Before signing a contract, negotiate any objectionable terms. If terms are not negotiable, decide whether the risk of agreeing to those terms is acceptable. If it is, develop alternatives for managing the risk through processes such as encryption or monitoring. If not, find another provider that can offer the terms you require.

Define Shared Responsibilities

Define shared responsibilities for cybersecurity between you and the provider by clarifying the following:

  • What is the provider’s liability?
  • What policies for data storage and deletion does the cloud provider have?
  • Which security tools are used to safeguard your data?
  • Which audit and control processes are applied on the provider’s side, and which should you apply?
  • How is the maintenance of data confidentiality organized?

Determine Compliance Standards

When subscribing to a cloud service provider, your organization is still responsible for regulatory compliance. It is solely your responsibility to develop compliant applications and services in the cloud and maintain compliance on an ongoing basis. 

Cloud providers should commit to transparency, accountability and meeting established standards. Those that do will display certifications such as SAS 70 Type II or ISO 27001.
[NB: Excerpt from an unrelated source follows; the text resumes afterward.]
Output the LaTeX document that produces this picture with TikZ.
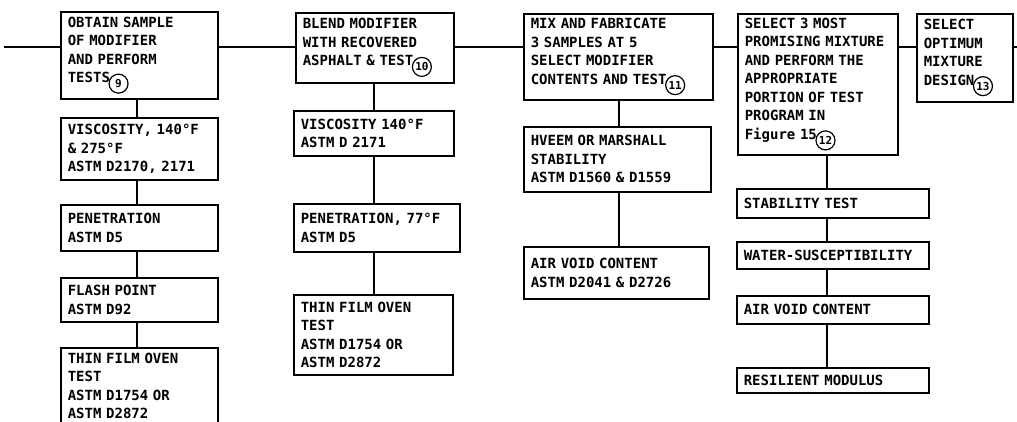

The provider should give you access to all documentation and reports with details relevant to the assessment process: 

  • Audit results should be independently conducted and based on existing standards.
  • The provider is responsible for maintaining certifications. It should notify consumers of any status changes.

Develop an Incident Response and Disaster Recovery Plan

Create an incident response and disaster response (IRDR) plan in collaboration with your cloud provider. Include pathways of communication, along with roles and responsibilities for responding to each incident. Then practice the response and hand-off ahead of time.

Your SLA should include such details as:

  • The data cloud service provides in the event of an incident.
  • How data availability will be maintained.
  • A guarantee of the support necessary to effectively execute each stage of the enterprise's IRDR plan

For early detection, perform continuous monitoring. Perform full-scale testing annually and use additional testing whenever there is a significant architecture change.